Albania and India signed a Double Taxation Avoidance Agreement in July 2013. In January 2015, India and Albania agreed to boost cooperation with Indian investment in the oil and gas sector. A Memorandum of Collaboration (MoC) has also been signed in New Delhi where human resource development minister and petroleum and natural gas minister were present.

In November 2018, the Government of Albania awarded a contract to a consortium led by India Power Corporation Ltd. to build the country's first solar power station.

In February 2024, Albanian Foreign Minister Igli Hasani visited New Delhi to participate in the esteemed Raisina Dialogue. During his visit, Minister Hasani emphasized the strategic importance of Albania as a key location on the corridor that connects Europe to Asia, underscoring its potential role in facilitating trade, investment, and cultural exchanges between the two regions. He also pointed out that Albania is experiencing rapid economic growth, positioning itself as one of Europe’s fastest-growing economies.

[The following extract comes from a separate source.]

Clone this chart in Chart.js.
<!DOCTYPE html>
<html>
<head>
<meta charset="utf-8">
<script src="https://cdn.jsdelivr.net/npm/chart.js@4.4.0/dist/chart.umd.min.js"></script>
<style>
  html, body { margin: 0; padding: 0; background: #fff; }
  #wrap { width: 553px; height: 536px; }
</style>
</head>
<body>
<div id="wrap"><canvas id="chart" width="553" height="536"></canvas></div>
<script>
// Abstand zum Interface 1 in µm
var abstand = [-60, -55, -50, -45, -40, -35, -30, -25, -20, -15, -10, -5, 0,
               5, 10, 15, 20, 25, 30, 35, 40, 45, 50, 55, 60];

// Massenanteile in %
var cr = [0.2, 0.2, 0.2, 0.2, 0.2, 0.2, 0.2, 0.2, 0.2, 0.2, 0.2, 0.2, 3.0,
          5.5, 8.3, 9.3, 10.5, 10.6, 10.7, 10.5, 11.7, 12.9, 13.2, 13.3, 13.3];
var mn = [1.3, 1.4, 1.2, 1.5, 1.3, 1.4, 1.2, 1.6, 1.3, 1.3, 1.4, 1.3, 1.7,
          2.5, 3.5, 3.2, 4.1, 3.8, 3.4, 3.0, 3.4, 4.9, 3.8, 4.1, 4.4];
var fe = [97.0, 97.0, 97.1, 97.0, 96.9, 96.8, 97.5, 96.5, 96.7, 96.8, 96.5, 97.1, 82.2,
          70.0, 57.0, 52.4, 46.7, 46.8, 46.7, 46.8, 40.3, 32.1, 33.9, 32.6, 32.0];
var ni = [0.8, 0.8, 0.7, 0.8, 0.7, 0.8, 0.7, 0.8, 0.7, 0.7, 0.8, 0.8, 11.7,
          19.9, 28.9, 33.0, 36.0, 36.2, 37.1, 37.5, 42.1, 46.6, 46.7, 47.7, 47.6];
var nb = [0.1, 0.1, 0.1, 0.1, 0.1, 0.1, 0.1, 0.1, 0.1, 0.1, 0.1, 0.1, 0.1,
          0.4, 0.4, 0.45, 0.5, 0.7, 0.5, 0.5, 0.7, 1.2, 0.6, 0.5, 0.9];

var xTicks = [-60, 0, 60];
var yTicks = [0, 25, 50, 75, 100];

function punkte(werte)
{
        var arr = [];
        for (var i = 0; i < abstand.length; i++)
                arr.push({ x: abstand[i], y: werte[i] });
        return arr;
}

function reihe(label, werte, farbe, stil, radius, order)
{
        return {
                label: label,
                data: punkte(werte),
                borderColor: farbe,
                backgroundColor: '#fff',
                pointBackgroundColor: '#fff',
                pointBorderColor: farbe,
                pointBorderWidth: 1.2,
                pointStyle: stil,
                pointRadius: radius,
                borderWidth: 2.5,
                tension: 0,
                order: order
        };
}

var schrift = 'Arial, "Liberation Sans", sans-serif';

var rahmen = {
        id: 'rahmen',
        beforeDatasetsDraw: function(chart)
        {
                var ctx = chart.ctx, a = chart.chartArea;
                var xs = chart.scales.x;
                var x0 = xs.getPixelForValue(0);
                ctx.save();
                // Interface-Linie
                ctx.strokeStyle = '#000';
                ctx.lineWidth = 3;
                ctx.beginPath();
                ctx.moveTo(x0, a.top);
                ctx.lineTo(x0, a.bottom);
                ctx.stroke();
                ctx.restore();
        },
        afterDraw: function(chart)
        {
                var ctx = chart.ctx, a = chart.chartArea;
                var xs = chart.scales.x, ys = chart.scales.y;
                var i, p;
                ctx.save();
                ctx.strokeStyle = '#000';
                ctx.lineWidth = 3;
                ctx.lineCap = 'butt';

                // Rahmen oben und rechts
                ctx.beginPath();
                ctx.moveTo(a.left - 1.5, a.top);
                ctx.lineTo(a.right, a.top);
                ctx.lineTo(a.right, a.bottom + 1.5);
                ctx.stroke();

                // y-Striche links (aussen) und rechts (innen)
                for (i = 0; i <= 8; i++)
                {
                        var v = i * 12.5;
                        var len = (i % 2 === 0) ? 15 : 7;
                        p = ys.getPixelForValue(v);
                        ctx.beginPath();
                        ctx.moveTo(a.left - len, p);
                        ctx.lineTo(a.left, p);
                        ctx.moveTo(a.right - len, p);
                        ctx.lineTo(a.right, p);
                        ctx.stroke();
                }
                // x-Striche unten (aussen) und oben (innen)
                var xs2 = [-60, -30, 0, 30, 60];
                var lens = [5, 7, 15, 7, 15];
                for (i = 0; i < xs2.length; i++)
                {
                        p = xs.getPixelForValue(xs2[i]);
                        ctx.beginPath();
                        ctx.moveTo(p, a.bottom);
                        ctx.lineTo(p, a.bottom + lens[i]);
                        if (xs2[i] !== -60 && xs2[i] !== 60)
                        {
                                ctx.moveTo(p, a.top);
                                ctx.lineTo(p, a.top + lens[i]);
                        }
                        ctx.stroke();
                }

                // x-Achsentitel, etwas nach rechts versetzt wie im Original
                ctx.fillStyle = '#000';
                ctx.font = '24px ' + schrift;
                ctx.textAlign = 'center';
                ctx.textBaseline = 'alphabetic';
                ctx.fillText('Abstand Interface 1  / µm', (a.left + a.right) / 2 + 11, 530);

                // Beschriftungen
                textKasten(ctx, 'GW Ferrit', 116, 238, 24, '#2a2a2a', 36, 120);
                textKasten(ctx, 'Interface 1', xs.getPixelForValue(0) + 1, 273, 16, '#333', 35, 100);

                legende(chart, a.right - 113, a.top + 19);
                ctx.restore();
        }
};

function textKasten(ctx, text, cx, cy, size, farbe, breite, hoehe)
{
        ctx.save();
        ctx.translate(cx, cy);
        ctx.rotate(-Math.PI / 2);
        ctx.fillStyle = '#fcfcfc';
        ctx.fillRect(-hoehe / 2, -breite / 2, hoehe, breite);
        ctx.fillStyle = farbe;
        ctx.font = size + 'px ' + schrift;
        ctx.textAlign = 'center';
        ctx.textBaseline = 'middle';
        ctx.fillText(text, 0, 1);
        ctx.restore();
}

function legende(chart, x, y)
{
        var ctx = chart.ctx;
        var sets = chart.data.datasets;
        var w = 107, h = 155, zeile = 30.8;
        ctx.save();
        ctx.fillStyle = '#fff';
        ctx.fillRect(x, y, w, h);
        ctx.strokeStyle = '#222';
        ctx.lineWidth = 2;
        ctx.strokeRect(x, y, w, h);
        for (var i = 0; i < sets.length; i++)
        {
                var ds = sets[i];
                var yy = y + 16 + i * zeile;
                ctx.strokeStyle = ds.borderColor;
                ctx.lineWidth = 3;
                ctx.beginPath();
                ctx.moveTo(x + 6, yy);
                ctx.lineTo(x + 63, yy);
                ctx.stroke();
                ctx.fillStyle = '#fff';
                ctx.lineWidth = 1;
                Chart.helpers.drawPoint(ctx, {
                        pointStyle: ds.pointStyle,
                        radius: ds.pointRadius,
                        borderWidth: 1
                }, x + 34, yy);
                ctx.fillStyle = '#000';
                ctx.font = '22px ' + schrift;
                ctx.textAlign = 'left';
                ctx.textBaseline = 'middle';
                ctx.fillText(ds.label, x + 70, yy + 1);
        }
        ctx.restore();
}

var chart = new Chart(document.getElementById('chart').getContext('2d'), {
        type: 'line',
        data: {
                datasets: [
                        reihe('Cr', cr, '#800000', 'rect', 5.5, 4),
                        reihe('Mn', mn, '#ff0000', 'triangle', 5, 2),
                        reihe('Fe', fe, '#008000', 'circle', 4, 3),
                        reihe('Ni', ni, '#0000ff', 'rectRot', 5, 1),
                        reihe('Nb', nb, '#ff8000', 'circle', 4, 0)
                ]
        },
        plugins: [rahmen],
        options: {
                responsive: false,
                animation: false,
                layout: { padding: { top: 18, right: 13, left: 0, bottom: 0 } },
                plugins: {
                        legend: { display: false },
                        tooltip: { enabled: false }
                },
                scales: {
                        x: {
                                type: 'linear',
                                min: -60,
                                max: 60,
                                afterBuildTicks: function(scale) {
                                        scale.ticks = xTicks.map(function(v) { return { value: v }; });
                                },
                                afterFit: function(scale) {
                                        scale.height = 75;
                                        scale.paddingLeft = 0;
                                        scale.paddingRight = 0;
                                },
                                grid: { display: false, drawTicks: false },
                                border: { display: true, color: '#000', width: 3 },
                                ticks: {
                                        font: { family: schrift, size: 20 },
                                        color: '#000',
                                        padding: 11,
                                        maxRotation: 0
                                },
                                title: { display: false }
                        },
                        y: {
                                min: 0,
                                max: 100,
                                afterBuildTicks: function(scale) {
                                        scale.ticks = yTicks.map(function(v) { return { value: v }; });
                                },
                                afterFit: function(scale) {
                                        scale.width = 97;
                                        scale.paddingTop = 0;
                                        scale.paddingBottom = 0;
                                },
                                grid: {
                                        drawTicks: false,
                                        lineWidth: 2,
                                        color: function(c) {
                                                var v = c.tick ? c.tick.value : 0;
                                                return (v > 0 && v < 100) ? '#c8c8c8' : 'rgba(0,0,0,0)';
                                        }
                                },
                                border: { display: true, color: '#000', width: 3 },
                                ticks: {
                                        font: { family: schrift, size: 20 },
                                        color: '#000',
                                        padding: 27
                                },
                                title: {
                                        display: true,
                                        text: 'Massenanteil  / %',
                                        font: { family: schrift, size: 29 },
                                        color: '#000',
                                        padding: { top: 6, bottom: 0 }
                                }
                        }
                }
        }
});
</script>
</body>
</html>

Accompanied by an eight-member business delegation, Minister Hasani engaged in a productive meeting with External Affairs Minister S. Jaishankar on the sidelines of the conference. The two leaders discussed various strategies and initiatives aimed at enhancing economic collaboration between India and Albania. The dialogue included exploring opportunities for joint ventures, trade agreements, and investment partnerships that would benefit both nations. According to official reports, the bilateral trade volume between India and Albania reached an impressive USD 1.16 billion in the fiscal year 2023-24, reflecting a growing economic relationship that holds promise for further expansion in the future. It also broadened the scope of opening an embassy in New Delhi and a mission in Tirana.

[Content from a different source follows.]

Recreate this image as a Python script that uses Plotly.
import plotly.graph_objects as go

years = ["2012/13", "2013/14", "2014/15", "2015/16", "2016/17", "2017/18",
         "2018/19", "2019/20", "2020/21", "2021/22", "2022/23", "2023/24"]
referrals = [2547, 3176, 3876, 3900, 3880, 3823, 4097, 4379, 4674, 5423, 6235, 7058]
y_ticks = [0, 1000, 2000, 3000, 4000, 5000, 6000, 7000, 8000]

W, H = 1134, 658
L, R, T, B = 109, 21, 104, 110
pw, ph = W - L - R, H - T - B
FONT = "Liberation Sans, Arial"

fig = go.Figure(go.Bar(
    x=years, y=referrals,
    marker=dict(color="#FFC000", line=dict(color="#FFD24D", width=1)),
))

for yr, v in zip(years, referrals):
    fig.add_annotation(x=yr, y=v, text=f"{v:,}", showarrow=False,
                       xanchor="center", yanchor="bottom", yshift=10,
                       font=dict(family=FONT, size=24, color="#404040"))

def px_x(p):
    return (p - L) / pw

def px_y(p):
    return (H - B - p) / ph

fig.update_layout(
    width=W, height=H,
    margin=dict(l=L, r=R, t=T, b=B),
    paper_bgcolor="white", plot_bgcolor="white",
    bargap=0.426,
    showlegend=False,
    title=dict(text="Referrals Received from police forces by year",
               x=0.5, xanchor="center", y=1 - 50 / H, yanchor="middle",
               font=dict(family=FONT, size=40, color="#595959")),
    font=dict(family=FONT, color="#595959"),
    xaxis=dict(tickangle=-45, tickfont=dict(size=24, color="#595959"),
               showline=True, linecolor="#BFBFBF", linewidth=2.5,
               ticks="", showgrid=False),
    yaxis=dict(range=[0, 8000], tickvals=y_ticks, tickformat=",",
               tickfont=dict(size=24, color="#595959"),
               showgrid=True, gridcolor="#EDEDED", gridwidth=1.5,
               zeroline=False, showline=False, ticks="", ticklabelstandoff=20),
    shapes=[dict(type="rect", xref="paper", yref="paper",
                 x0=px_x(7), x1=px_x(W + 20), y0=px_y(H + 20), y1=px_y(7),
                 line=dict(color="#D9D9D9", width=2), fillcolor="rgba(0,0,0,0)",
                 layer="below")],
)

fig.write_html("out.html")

On August 10, India opened its diplomatic resident mission in Tirana.

India and Albania conducted bilateral talks in Tirana on October 31, 2024. The Indian delegation was headed by Shri Arun Kumar Sahu, Additional Secretary for Central Europe at the Ministry of External Affairs, while the Albanian side was led by H.E. Mr. Endrit Yzeiraj, Deputy Minister for Europe and Foreign Affairs.

Throughout the discussions, both nations reviewed a range of bilateral, regional, and international matters. Key topics included political relations, trade, cultural connections, and interactions between their populations.

The talks also addressed collaboration on various international issues, with both sides sharing insights on regional and global concerns of mutual significance.

Furthermore, the Additional Secretary met with H.E. Ms. Olta Manjani, Deputy Minister of Economy, Culture and Innovation in Albania. They focused on topics such as trade, investment opportunities, tourism, and enhancing cultural exchanges between their countries.

==Cultural relations==
Mother Teresa, who became an Indian citizen in 1951, was Albanian. The Tirana airport is named in her honor.

Indian films are broadcast on Albanian television and a few Indian films have been shot in Albania. An Indian Council for Cultural Relations (ICCR) sponsored Manipuri dance troupe visited Albania in November 2012 and performed during the centenary celebrations of Albania's independence. An ICCR sponsored Mohiniyattam dance troupe led by Dr. Neena Prasad, and accompanied by musicians, visited Tirana and performed on 6 June 2019. The International Day of Yoga has been celebrated in Tirana annually since 2015. The 5th International Day of Yoga was celebrated at Selman Stermasi Stadium in Tirana on 17 June 2019.

Less than 100 Indians live in Albania as of February 2020. Most of them are employed as professionals in management positions in foreign-owned companies.